_Recorded data_:

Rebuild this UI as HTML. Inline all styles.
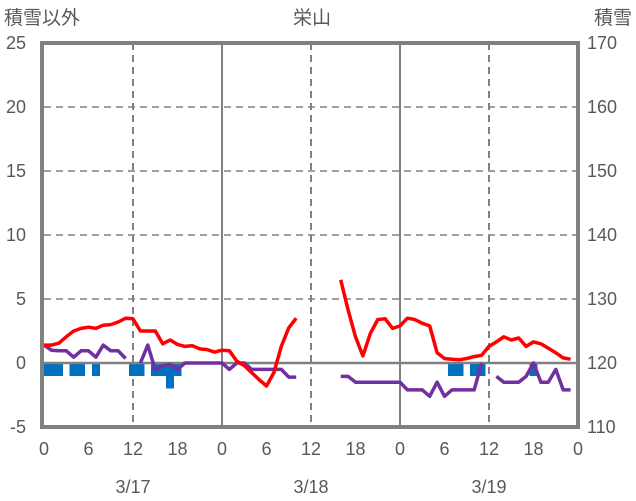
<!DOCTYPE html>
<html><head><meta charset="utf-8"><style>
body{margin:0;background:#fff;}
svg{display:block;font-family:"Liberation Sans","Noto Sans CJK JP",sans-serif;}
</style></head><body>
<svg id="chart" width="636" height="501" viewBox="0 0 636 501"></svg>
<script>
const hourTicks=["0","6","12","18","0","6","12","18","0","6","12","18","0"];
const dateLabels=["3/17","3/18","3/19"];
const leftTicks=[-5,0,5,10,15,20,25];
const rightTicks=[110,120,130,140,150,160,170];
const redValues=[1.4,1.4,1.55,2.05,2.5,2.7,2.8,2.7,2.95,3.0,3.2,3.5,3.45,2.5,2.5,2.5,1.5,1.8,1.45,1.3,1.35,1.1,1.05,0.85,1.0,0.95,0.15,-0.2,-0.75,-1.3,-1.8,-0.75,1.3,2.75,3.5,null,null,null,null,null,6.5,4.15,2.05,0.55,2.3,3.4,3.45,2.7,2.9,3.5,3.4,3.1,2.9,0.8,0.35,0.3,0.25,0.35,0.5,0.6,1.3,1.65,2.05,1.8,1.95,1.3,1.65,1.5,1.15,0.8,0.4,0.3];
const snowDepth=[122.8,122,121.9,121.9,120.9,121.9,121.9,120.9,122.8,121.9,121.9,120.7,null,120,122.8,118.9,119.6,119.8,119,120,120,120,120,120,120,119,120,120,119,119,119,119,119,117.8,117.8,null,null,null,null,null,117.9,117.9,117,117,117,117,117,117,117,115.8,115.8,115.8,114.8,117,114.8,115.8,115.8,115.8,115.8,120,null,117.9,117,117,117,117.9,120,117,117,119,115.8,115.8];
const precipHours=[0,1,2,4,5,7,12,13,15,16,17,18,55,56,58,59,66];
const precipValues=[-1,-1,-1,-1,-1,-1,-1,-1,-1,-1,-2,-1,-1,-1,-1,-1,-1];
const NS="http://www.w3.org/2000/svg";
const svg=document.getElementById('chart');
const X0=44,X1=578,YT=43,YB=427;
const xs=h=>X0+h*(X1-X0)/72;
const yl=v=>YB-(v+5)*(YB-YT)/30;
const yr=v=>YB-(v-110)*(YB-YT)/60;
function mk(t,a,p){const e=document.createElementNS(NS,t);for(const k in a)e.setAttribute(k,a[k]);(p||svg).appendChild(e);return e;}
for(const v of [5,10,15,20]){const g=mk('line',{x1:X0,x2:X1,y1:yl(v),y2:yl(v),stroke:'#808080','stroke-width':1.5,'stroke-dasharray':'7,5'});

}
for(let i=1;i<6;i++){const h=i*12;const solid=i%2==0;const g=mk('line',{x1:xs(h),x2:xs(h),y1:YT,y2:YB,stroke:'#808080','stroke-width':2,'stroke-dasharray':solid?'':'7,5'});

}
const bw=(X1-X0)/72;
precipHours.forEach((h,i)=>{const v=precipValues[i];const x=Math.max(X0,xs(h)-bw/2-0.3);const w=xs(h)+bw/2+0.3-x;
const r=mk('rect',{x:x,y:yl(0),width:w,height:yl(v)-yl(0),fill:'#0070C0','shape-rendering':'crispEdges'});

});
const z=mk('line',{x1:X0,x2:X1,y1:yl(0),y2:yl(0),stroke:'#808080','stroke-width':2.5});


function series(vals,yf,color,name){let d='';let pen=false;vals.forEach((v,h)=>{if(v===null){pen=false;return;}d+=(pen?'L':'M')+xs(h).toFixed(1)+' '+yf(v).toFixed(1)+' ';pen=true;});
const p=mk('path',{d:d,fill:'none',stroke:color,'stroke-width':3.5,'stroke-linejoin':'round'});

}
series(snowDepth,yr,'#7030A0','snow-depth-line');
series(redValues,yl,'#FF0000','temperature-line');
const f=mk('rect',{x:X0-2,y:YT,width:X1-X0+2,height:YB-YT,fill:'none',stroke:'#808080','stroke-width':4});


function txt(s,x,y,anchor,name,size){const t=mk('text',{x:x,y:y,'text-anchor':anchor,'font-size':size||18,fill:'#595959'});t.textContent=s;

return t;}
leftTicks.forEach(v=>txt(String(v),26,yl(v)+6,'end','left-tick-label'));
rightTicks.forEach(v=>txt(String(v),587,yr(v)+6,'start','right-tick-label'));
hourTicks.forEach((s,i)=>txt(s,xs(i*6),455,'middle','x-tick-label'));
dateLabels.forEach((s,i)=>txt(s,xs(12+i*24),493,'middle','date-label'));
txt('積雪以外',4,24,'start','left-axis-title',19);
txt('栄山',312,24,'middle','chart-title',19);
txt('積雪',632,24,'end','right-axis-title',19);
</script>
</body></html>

_Challenge_: Return the material line for line, from its beginning to the line that contains "for(const v of", with the pictures left out.

_Reply_:
Rebuild this UI as HTML. Inline all styles.
<!DOCTYPE html>
<html><head><meta charset="utf-8"><style>
body{margin:0;background:#fff;}
svg{display:block;font-family:"Liberation Sans","Noto Sans CJK JP",sans-serif;}
</style></head><body>
<svg id="chart" width="636" height="501" viewBox="0 0 636 501"></svg>
<script>
const hourTicks=["0","6","12","18","0","6","12","18","0","6","12","18","0"];
const dateLabels=["3/17","3/18","3/19"];
const leftTicks=[-5,0,5,10,15,20,25];
const rightTicks=[110,120,130,140,150,160,170];
const redValues=[1.4,1.4,1.55,2.05,2.5,2.7,2.8,2.7,2.95,3.0,3.2,3.5,3.45,2.5,2.5,2.5,1.5,1.8,1.45,1.3,1.35,1.1,1.05,0.85,1.0,0.95,0.15,-0.2,-0.75,-1.3,-1.8,-0.75,1.3,2.75,3.5,null,null,null,null,null,6.5,4.15,2.05,0.55,2.3,3.4,3.45,2.7,2.9,3.5,3.4,3.1,2.9,0.8,0.35,0.3,0.25,0.35,0.5,0.6,1.3,1.65,2.05,1.8,1.95,1.3,1.65,1.5,1.15,0.8,0.4,0.3];
const snowDepth=[122.8,122,121.9,121.9,120.9,121.9,121.9,120.9,122.8,121.9,121.9,120.7,null,120,122.8,118.9,119.6,119.8,119,120,120,120,120,120,120,119,120,120,119,119,119,119,119,117.8,117.8,null,null,null,null,null,117.9,117.9,117,117,117,117,117,117,117,115.8,115.8,115.8,114.8,117,114.8,115.8,115.8,115.8,115.8,120,null,117.9,117,117,117,117.9,120,117,117,119,115.8,115.8];
const precipHours=[0,1,2,4,5,7,12,13,15,16,17,18,55,56,58,59,66];
const precipValues=[-1,-1,-1,-1,-1,-1,-1,-1,-1,-1,-2,-1,-1,-1,-1,-1,-1];
const NS="http://www.w3.org/2000/svg";
const svg=document.getElementById('chart');
const X0=44,X1=578,YT=43,YB=427;
const xs=h=>X0+h*(X1-X0)/72;
const yl=v=>YB-(v+5)*(YB-YT)/30;
const yr=v=>YB-(v-110)*(YB-YT)/60;
function mk(t,a,p){const e=document.createElementNS(NS,t);for(const k in a)e.setAttribute(k,a[k]);(p||svg).appendChild(e);return e;}
for(const v of [5,10,15,20]){const g=mk('line',{x1:X0,x2:X1,y1:yl(v),y2:yl(v),stroke:'#808080','stroke-width':1.5,'stroke-dasharray':'7,5'});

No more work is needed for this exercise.